This may be one of the greatest books I’ve ever read. It begs me to speak in hyperbole about it, because I didn’t really know I could be so rocked by a book. The book calls itself “A Fabulist Memoir” and more or less that’s what it is. The memoir of a west-coast punk rock dyke in the early 90s trying to make sense of what she went through without trivializing it, stereotyping herself, and without diminishing the intensity, weirdness, rebellion, and angst. Sounds impossible. The narrative thread is her relationship with her first girlfriend, who is manipulative and generally not OK, physically or emotionally. We know the girlfriend has AIDS and eventually kills herself. And like most great memoirs it’s not about what happens but how it happens. We know the end already, but how, how is it written and how do we get there. The book functions by accretion of one- or two-page pieces in a variety of modes, mimetic of the erraticness, the shifting and the slipperiness of truth and memory. One is the fable, another is the journal entry (addressed in this case to an imaginary being), the third is the more-or-less-actual narrative, a fourth is a re-telling of the Epic of Gilgamesh, and the fifth is a grouping of fake-cult material. There are also collaged-in illustrations, pages taken from notebooks the author kept at during the time she is writing about, etc.
Ok, so the structure, blah blah blah, is freaking genius. It’s absolutely perfect. I’m totally amazed. Also. What seemed most impressive to me was how unrestrained the emotion was. Is. She’s not afraid of being perceived as sentimental, as angsty as cliché, and it’s not, nothing she does is any of that, but handled differently it could have been, maybe, and she doesn’t let that stop her. There’s no search for reformation or truth, though there is a moment of understanding, and it’s one that is utterly revelatory. It’s hardness is not assumed, though, it’s not posturing, it’s necessary, it’s representative of the hardness of her memory, it’s the hardness of acceptance not denial or rebellion.

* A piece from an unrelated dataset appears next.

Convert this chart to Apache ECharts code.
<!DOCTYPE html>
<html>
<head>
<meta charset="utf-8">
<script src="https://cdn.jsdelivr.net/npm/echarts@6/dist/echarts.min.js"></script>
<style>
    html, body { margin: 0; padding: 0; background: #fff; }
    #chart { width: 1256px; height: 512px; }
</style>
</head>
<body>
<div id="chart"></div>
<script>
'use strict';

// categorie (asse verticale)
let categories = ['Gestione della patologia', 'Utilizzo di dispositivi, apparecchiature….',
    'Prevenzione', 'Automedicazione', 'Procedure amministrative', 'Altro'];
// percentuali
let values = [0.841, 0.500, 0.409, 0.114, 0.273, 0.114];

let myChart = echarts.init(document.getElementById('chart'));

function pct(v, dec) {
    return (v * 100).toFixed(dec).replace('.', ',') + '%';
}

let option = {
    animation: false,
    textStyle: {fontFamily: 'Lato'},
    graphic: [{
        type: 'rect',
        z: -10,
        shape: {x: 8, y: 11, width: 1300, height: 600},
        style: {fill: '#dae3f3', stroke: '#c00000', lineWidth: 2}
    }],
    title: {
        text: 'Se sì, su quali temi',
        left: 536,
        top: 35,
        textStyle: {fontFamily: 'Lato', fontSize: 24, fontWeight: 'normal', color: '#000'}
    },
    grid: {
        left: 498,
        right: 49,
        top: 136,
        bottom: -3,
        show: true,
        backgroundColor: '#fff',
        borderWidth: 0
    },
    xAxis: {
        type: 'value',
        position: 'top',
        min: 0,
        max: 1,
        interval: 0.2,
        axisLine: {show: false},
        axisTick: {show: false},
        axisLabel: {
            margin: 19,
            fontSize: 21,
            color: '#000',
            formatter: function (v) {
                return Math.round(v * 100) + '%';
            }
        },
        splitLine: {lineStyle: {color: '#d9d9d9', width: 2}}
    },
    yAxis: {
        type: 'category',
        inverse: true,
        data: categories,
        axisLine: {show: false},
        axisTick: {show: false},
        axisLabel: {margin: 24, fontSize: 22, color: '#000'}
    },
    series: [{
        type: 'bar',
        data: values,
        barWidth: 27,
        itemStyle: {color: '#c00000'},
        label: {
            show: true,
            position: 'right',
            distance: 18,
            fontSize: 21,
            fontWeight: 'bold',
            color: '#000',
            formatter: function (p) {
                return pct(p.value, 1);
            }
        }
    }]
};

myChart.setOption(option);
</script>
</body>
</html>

I want to be able to write like this about my own punk rock living on the streets days. It was the end of the 90s for me, on the other side of the country, ten years later, AIDS wasn’t as big a threat as it used to be, and I’m not a dyke, but despite those differences I found so much of my own experiences in this book. Of course, that’s part of why I love it I’m sure, I recognize the familiar. East coast, late 90s, punk rock living on the streets but trying, desperately trying to figure something out. Not stuck, moving. Moving through something. And what I know is this book gives me hope that someday, if I keep trying, I’ll find a way to write it out too.
But enough about me and more about the book. Read it. It’s probably the greatest thing I’ve read all year. If I ever get the chance to teach Gilgamesh again, I’m teaching parts of this book alongside it. There’s just so much to say about this book, I can’t do it all. The feminist re-telling of Gilgamesh, the story of Ishtar/Inanna. (Once, at work, a co-worker said to me “You’re a goddess.” I had done some small thing for her. I said, without even thinking, “I will be Ishtar.”) What makes it feminist is that it deals with more than actions, and silence, it imagines emotion, suffering, companionship, hints at an intimacy that goes beyond the buddy-film model. And the descent of Inanna into the underworld is magnificent. The fable world of the forest, from which the familiar appears, is so hopeful it hurts. It is the world we all wish we could find. But made strange with longing and reality and memory, it becomes a scary unintelligible place. Synopology, the fake cult, is a brilliant stand-in for Scientology (which is just how I read it, but definitely not the only reading). The typewritten pages of epistolary diary-entry/instruction is absolutely the perfect mode for the kind of reflection that doesn’t lead to remorse or revelation, which is the only kind of reflection that matters. The kind of reflection that leads to acceptance, with or without understanding.
Nope, I have nothing more to say than read this book. Read it again.
OH my goodness, this is SUCH a generous review – I’m all choked up. Thank you so much! You have no idea how much it means to me that you wrote this.
Wow, I’m honored you even read my rambly thoughts on it. Thank YOU! This really is an astonishing work – I’m so happy it exists in the world.